> [Instructions for the task]:
Repeat the material below word for word and leave out all pictures.

> [Collected data]:
========
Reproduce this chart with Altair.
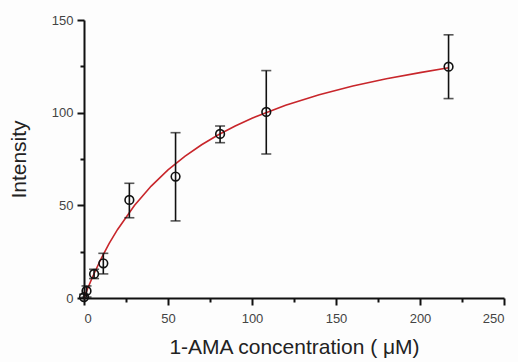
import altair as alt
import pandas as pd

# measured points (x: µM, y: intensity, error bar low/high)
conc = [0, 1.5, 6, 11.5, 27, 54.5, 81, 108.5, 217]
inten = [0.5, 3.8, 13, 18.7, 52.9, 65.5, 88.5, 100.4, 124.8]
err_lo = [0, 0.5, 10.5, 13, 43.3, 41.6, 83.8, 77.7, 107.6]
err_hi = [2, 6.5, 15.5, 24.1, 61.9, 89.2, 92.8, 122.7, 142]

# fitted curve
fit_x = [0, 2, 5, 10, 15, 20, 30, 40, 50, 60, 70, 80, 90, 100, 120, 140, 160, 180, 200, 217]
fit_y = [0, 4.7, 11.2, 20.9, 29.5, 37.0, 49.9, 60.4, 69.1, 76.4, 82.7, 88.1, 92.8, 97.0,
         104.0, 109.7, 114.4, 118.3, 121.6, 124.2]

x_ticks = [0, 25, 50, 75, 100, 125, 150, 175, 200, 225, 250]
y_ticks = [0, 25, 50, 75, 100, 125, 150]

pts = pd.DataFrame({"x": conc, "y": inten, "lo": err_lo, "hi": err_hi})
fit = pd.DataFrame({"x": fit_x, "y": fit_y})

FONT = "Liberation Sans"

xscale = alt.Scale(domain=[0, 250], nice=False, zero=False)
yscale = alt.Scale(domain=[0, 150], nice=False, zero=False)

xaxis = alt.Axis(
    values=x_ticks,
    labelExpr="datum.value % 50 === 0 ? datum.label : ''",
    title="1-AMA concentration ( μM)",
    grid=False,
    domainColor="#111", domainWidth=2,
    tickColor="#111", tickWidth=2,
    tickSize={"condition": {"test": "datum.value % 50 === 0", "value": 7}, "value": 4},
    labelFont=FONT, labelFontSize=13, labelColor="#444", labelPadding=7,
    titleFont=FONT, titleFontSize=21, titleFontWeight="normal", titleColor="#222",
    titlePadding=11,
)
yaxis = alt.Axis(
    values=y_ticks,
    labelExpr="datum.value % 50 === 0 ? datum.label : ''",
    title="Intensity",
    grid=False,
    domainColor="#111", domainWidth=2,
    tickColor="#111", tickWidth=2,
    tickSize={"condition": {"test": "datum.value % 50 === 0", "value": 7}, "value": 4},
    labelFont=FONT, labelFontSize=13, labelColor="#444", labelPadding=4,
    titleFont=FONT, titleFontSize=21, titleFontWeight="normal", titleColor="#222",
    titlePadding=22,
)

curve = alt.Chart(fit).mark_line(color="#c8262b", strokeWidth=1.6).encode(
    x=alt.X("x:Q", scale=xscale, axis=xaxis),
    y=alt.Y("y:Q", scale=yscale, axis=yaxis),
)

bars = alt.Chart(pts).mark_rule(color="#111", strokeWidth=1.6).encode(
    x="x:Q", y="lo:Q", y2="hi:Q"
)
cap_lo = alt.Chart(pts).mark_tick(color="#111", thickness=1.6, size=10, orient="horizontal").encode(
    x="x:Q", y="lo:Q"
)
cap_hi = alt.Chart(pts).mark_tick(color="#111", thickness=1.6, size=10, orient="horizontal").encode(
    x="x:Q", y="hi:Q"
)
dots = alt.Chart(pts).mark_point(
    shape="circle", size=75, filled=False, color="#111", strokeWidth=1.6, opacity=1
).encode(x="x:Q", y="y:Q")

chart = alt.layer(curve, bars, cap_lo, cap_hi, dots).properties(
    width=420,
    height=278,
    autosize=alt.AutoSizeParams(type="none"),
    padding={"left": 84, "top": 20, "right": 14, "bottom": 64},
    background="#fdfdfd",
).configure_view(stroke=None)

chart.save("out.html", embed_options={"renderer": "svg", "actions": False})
========
> [Finished task]:
Reproduce this chart with Altair.
import altair as alt
import pandas as pd

# measured points (x: µM, y: intensity, error bar low/high)
conc = [0, 1.5, 6, 11.5, 27, 54.5, 81, 108.5, 217]
inten = [0.5, 3.8, 13, 18.7, 52.9, 65.5, 88.5, 100.4, 124.8]
err_lo = [0, 0.5, 10.5, 13, 43.3, 41.6, 83.8, 77.7, 107.6]
err_hi = [2, 6.5, 15.5, 24.1, 61.9, 89.2, 92.8, 122.7, 142]

# fitted curve
fit_x = [0, 2, 5, 10, 15, 20, 30, 40, 50, 60, 70, 80, 90, 100, 120, 140, 160, 180, 200, 217]
fit_y = [0, 4.7, 11.2, 20.9, 29.5, 37.0, 49.9, 60.4, 69.1, 76.4, 82.7, 88.1, 92.8, 97.0,
         104.0, 109.7, 114.4, 118.3, 121.6, 124.2]

x_ticks = [0, 25, 50, 75, 100, 125, 150, 175, 200, 225, 250]
y_ticks = [0, 25, 50, 75, 100, 125, 150]

pts = pd.DataFrame({"x": conc, "y": inten, "lo": err_lo, "hi": err_hi})
fit = pd.DataFrame({"x": fit_x, "y": fit_y})

FONT = "Liberation Sans"

xscale = alt.Scale(domain=[0, 250], nice=False, zero=False)
yscale = alt.Scale(domain=[0, 150], nice=False, zero=False)

xaxis = alt.Axis(
    values=x_ticks,
    labelExpr="datum.value % 50 === 0 ? datum.label : ''",
    title="1-AMA concentration ( μM)",
    grid=False,
    domainColor="#111", domainWidth=2,
    tickColor="#111", tickWidth=2,
    tickSize={"condition": {"test": "datum.value % 50 === 0", "value": 7}, "value": 4},
    labelFont=FONT, labelFontSize=13, labelColor="#444", labelPadding=7,
    titleFont=FONT, titleFontSize=21, titleFontWeight="normal", titleColor="#222",
    titlePadding=11,
)
yaxis = alt.Axis(
    values=y_ticks,
    labelExpr="datum.value % 50 === 0 ? datum.label : ''",
    title="Intensity",
    grid=False,
    domainColor="#111", domainWidth=2,
    tickColor="#111", tickWidth=2,
    tickSize={"condition": {"test": "datum.value % 50 === 0", "value": 7}, "value": 4},
    labelFont=FONT, labelFontSize=13, labelColor="#444", labelPadding=4,
    titleFont=FONT, titleFontSize=21, titleFontWeight="normal", titleColor="#222",
    titlePadding=22,
)

curve = alt.Chart(fit).mark_line(color="#c8262b", strokeWidth=1.6).encode(
    x=alt.X("x:Q", scale=xscale, axis=xaxis),
    y=alt.Y("y:Q", scale=yscale, axis=yaxis),
)

bars = alt.Chart(pts).mark_rule(color="#111", strokeWidth=1.6).encode(
    x="x:Q", y="lo:Q", y2="hi:Q"
)
cap_lo = alt.Chart(pts).mark_tick(color="#111", thickness=1.6, size=10, orient="horizontal").encode(
    x="x:Q", y="lo:Q"
)
cap_hi = alt.Chart(pts).mark_tick(color="#111", thickness=1.6, size=10, orient="horizontal").encode(
    x="x:Q", y="hi:Q"
)
dots = alt.Chart(pts).mark_point(
    shape="circle", size=75, filled=False, color="#111", strokeWidth=1.6, opacity=1
).encode(x="x:Q", y="y:Q")

chart = alt.layer(curve, bars, cap_lo, cap_hi, dots).properties(
    width=420,
    height=278,
    autosize=alt.AutoSizeParams(type="none"),
    padding={"left": 84, "top": 20, "right": 14, "bottom": 64},
    background="#fdfdfd",
).configure_view(stroke=None)

chart.save("out.html", embed_options={"renderer": "svg", "actions": False})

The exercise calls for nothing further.